Sooner or later, though, the precious infant becomes a little boy (and then a bigger boy). He develops a personality of his own. He finds interesting new ways to explore his world. He makes messes and gets into trouble. And occasionally, he proves not to be exactly what (or who) you expected. Most parents — indeed, most cultures in the world — have a set of expectations and ideals that go with the word male. Yet, as you will discover, much of what people take for granted about boys is not entirely accurate.
Boys, as it turns out, are not like girls — especially during the early years of their lives. They learn differently and have different strengths; they sometimes need different things from parents. In addition to understanding just how your son's gender affects his development and behavior, you must learn all of the other skills and ideas that parents must master.
You must provide consistent discipline, learn to offer and invite open communication, and teach your boy the skills and character he needs in order to thrive in life. You must help him develop a healthy sense of self-esteem, build friendships and relationships with others, and succeed in school. You must decide when to say “yes” and when to say “no,” and whether to pamper and protect him or allow him to struggle a bit on his own. Most importantly, you must learn to know both your son and yourself well enough to make the life-shaping decisions that lie ahead of you.

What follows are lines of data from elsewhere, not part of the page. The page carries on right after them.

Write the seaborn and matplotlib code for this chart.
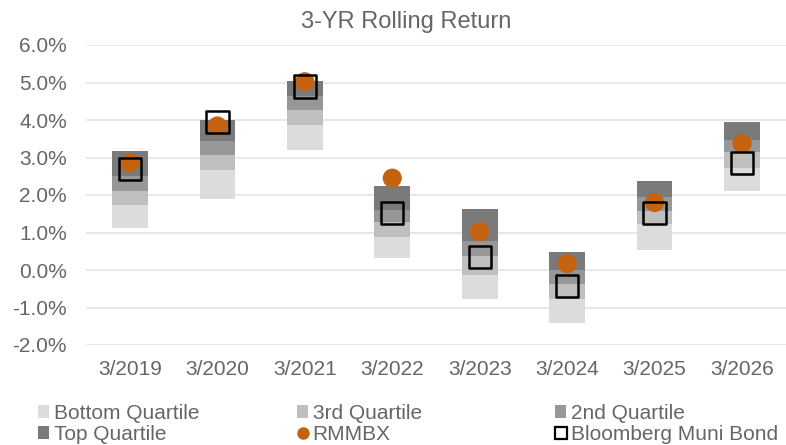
import matplotlib
matplotlib.use("Agg")
import matplotlib.pyplot as plt
import pandas as pd
import seaborn as sns
from matplotlib.lines import Line2D
from matplotlib.patches import Patch

years = ["3/2019", "3/2020", "3/2021", "3/2022", "3/2023", "3/2024", "3/2025", "3/2026"]
# quartile band edges (%): bottom of bottom quartile, then upper edge of each band
bottom_low = [1.13, 1.90, 3.19, 0.33, -0.76, -1.40, 0.53, 2.12]
bottom_q_top = [1.73, 2.68, 3.87, 0.88, -0.12, -0.78, 1.23, 2.71]
third_q_top = [2.12, 3.06, 4.26, 1.27, 0.37, -0.37, 1.57, 3.16]
second_q_top = [2.50, 3.44, 4.64, 1.60, 0.78, 0.00, 1.94, 3.47]
top_q_top = [3.17, 4.00, 5.04, 2.23, 1.63, 0.47, 2.37, 3.94]
rmmbx = [2.86, 3.84, 5.02, 2.45, 1.02, 0.17, 1.80, 3.37]
muni = [2.70, 3.94, 4.89, 1.52, 0.34, -0.43, 1.52, 2.86]

bands = ["Bottom Quartile", "3rd Quartile", "2nd Quartile", "Top Quartile"]
band_colors = ["#dcdcdc", "#bfbfbf", "#979797", "#7a7a7a"]
orange = "#c5620f"
text_gray = "#666666"


def main() -> None:
    sns.set_style("white")
    plt.rcParams["font.family"] = ["Liberation Sans", "DejaVu Sans"]

    edges = [bottom_low, bottom_q_top, third_q_top, second_q_top, top_q_top]
    df = pd.DataFrame({"year": years, "rmmbx": rmmbx, "muni": muni})
    df["pos"] = range(len(years))

    fig = plt.figure(figsize=(7.86, 4.45), dpi=100)
    ax = fig.add_axes([86.3 / 786, 100 / 445, 699.4 / 786, 300 / 445])

    width = 0.41
    for i, (name, color) in enumerate(zip(bands, band_colors)):
        lo = pd.Series(edges[i])
        hi = pd.Series(edges[i + 1])
        ax.bar(df["pos"], hi - lo, bottom=lo, width=width, color=color,
               edgecolor="none", zorder=2)

    sns.scatterplot(data=df, x="pos", y="rmmbx", ax=ax, color=orange, s=190,
                    marker="o", edgecolor="none", zorder=4, legend=False)
    sns.scatterplot(data=df, x="pos", y="muni", ax=ax, s=260, marker="s",
                    facecolor="none", edgecolor="black", linewidth=1.8,
                    zorder=5, legend=False)

    ax.set_xlim(-0.5, len(years) - 0.5)
    ax.set_ylim(-2.0, 6.0)
    ax.set_yticks([-2, -1, 0, 1, 2, 3, 4, 5, 6])
    ax.set_yticklabels([f"{v:.1f}%" for v in ax.get_yticks()])
    ax.set_xticks(df["pos"])
    ax.set_xticklabels(years)
    ax.set_xlabel("")
    ax.set_ylabel("")
    ax.yaxis.grid(True, color="#e6e6e6", linewidth=1.3, zorder=0)
    ax.set_axisbelow(True)
    sns.despine(ax=ax, left=True, bottom=True)
    ax.tick_params(axis="both", length=0, labelsize=15, colors=text_gray)
    ax.tick_params(axis="x", pad=11)
    ax.tick_params(axis="y", pad=14)

    fig.text(406 / 786, 1 - 22 / 445, "3-YR Rolling Return", ha="center",
             va="center", fontsize=17, color=text_gray)

    h = {name: Patch(facecolor=c, edgecolor="none") for name, c in zip(bands, band_colors)}
    h_r = Line2D([], [], marker="o", color=orange, linestyle="none", markersize=8)
    h_m = Line2D([], [], marker="s", markerfacecolor="white", markeredgecolor="black",
                 linestyle="none", markersize=8, markeredgewidth=1.6)
    columns = [
        (38, [h["Bottom Quartile"], h["Top Quartile"]], ["Bottom Quartile", "Top Quartile"]),
        (297, [h["3rd Quartile"], h_r], ["3rd Quartile", "RMMBX"]),
        (555, [h["2nd Quartile"], h_m], ["2nd Quartile", "Bloomberg Muni Bond"]),
    ]
    for x0, hs, ls in columns:
        leg = fig.legend(hs, ls, ncol=1, loc="upper left",
                         bbox_to_anchor=(x0 / 786, 1 - 404 / 445), frameon=False,
                         fontsize=15, handlelength=0.55, handleheight=0.55,
                         handletextpad=0.2, labelspacing=0.1, borderpad=0,
                         borderaxespad=0)
        for t in leg.get_texts():
            t.set_color(text_gray)

    fig.savefig("out.png", dpi=100)
    plt.close(fig)


if __name__ == "__main__":
    main()
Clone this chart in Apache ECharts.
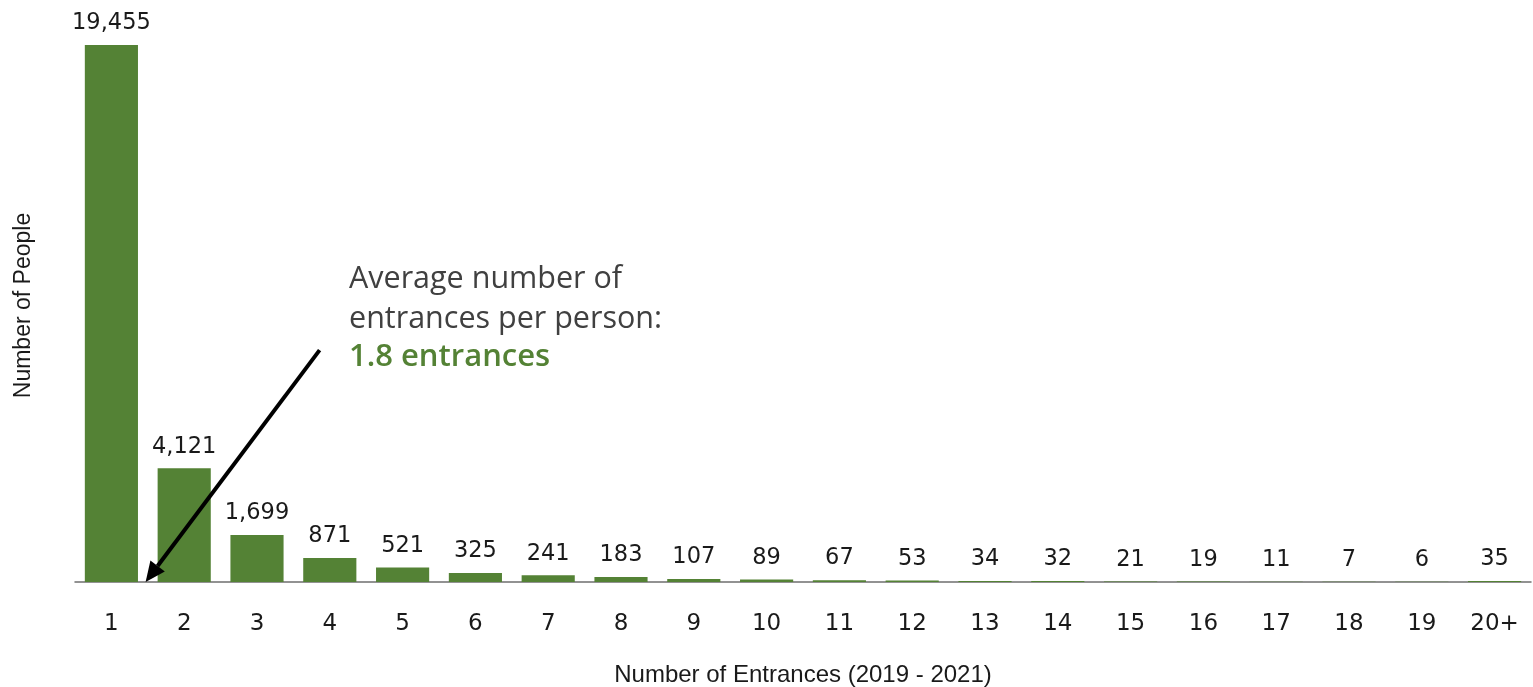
<!DOCTYPE html>
<html>
<head>
<meta charset="utf-8">
<script src="https://cdn.jsdelivr.net/npm/echarts@6/dist/echarts.min.js"></script>
<style>html,body{margin:0;padding:0;background:#fff}#c{width:1533px;height:687px}</style>
</head>
<body>
<div id="c"></div>
<script>
const categories = ['1','2','3','4','5','6','7','8','9','10','11','12','13','14','15','16','17','18','19','20+'];
const people = [19455,4121,1699,871,521,325,241,183,107,89,67,53,34,32,21,19,11,7,6,35];
const xTitle = 'Number of Entrances (2019 - 2021)';
const yTitle = 'Number of People';
const noteLines = ['Average number of', 'entrances per person:'];
const noteHighlight = '1.8 entrances';
// arrow: from (category index, value) to (category index, value)
const arrowFrom = [2.86, 8400];
const arrowTo = [0.47, 0];

const chart = echarts.init(document.getElementById('c'));
const green = '#548235';
chart.setOption({
  animation: false,
  grid: { left: 75, right: 2, top: 45, bottom: 105, containLabel: false, outerBoundsMode: 'none' },
  xAxis: {
    type: 'category', data: categories,
    axisLine: { show: true, lineStyle: { color: '#6f6f6f', width: 1.5 } },
    axisTick: { show: false },
    axisLabel: { color: '#1a1a1a', fontSize: 23, fontFamily: 'DejaVu Sans', margin: 31 },
    name: xTitle, nameLocation: 'middle', nameGap: 81,
    nameTextStyle: { color: '#1a1a1a', fontSize: 24, fontFamily: 'Liberation Sans' }
  },
  yAxis: {
    type: 'value', min: 0, max: 19455,
    axisLine: { show: false }, axisTick: { show: false }, axisLabel: { show: false },
    splitLine: { show: false },
    name: yTitle, nameLocation: 'middle', nameGap: 40, nameRotate: 90,
    nameTextStyle: { color: '#1a1a1a', fontSize: 23, fontFamily: 'Liberation Sans', padding: [0, 0, 0, 16] }
  },
  series: [{
    type: 'bar', data: people, barCategoryGap: '27%',
    itemStyle: { color: green },
    label: {
      show: true, position: 'top', distance: 10, color: '#1a1a1a',
      fontSize: 22.5, fontFamily: 'DejaVu Sans',
      formatter: p => p.value.toLocaleString('en-US')
    }
  }]
});

function px(pt) {
  const a = chart.convertToPixel({ xAxisIndex: 0 }, 0);
  const b = chart.convertToPixel({ xAxisIndex: 0 }, 1);
  const x = a + (b - a) * pt[0];
  const y = chart.convertToPixel({ yAxisIndex: 0 }, pt[1]);
  return [x, y];
}
const p0 = px(arrowFrom), p1 = px(arrowTo);
const ang = Math.atan2(p1[1] - p0[1], p1[0] - p0[0]);
const headLen = 20, headW = 9;
const bx = p1[0] - headLen * Math.cos(ang), by = p1[1] - headLen * Math.sin(ang);
const nx = -Math.sin(ang), ny = Math.cos(ang);
chart.setOption({
  graphic: [
    { type: 'line', z: 100, shape: { x1: p0[0], y1: p0[1], x2: bx, y2: by }, style: { stroke: '#000', lineWidth: 4 } },
    { type: 'polygon', z: 100, shape: { points: [[p1[0], p1[1]], [bx + nx * headW, by + ny * headW], [bx - nx * headW, by - ny * headW]] }, style: { fill: '#000' } },
    { type: 'text', z: 100, x: 349, y: 259, style: { text: noteLines.join('\n'), fill: '#404040', font: '30.5px "Open Sans"', lineHeight: 40 } },
    { type: 'text', z: 100, x: 349, y: 342, style: { text: noteHighlight, fill: green, font: '600 31px "Open Sans"' } }
  ]
});
</script>
</body>
</html>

You may have noticed that advice on how to raise your boy abounds. Bookstore shelves groan with parenting books. Self-proclaimed experts offer advice on television and radio programs, while entire magazines are devoted to parenting tips and suggestions. Raising your son is so important. How will you know what to do?
No one will ever know your boy like you do. Information about parenting is a good thing, but you must learn to trust your own wisdom and knowledge of your son to make the right decisions about the challenges you face together. You must decide what you want for your son and be willing to follow through every day of your lives together.
You most certainly love your son, but love is not always enough to raise a child well. You must learn to mix love with wisdom, good judgment, and self-control. You will discover that doing the right thing as a parent sometimes does not feel very good, that saying “no” (even when you know you should) can be painful for you and the child you love. Wise parents learn to rely on both their heads and their hearts, to ask for help when they need it, and to be willing to learn from their own mistakes.
The Everything® Parent's Guide to Raising Boys, 2nd Edition offers you information, suggestions, and stories of parents much like you. It can, with your own wisdom and experience, help you raise a successful, capable, happy young man.